The fort, usually known as Glenroan Mote, although formerly
Glengappock, is set on a low hill. The earliest feature is an oval enclosure within a much-reduced rampart. This measures 32m by 20m internally. Overlying this is a later defensive arrangement, a stone wall (now ruined) surrounding an oval area 50m by 40m. Except for the
S side, where there is a very steep slope, this wall has been further defended by two ditches and ramparts. The entrance to the later work
is on the SW, and the line of the inner ditch appears to have been
left incomplete on the NE side. Specimens of vitrified material are
in the Dumfries Museum from this monument, but it is not clear from which phase of construction they derive.

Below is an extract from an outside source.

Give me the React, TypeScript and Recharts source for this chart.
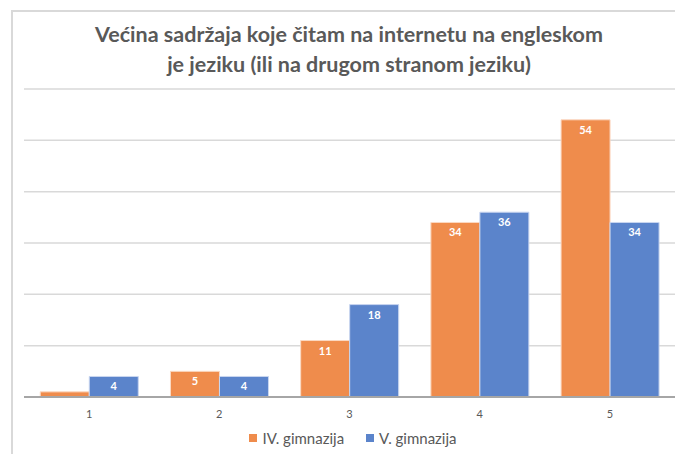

The area to be scheduled is circular, 115m in diameter, to include
the whole hilltop, including the two phases of fortified enclosure
and all associated ramparts, walls and ditches, as marked in red on
the accompanying map.
Source: Historic Environment Scotland
The monument is of national importance as a modest-sized fort which shows two phases of construction; a simple early enclosure replaced by a later bivallate defence with a stone-walled central enclosure. Although there is no dating evidence for either phase, vitrified material recovered from the site suggests that at least one phase involved timber-laced or framed construction. The site has the potential, through excavation and analysis, to provide important information about the development of defensive architecture and about domestic economy in the later prehistoric period.
Source: Historic Environment Scotland
Bibliography
The monument is recorded in RCAHMS as NX 77 SE 9.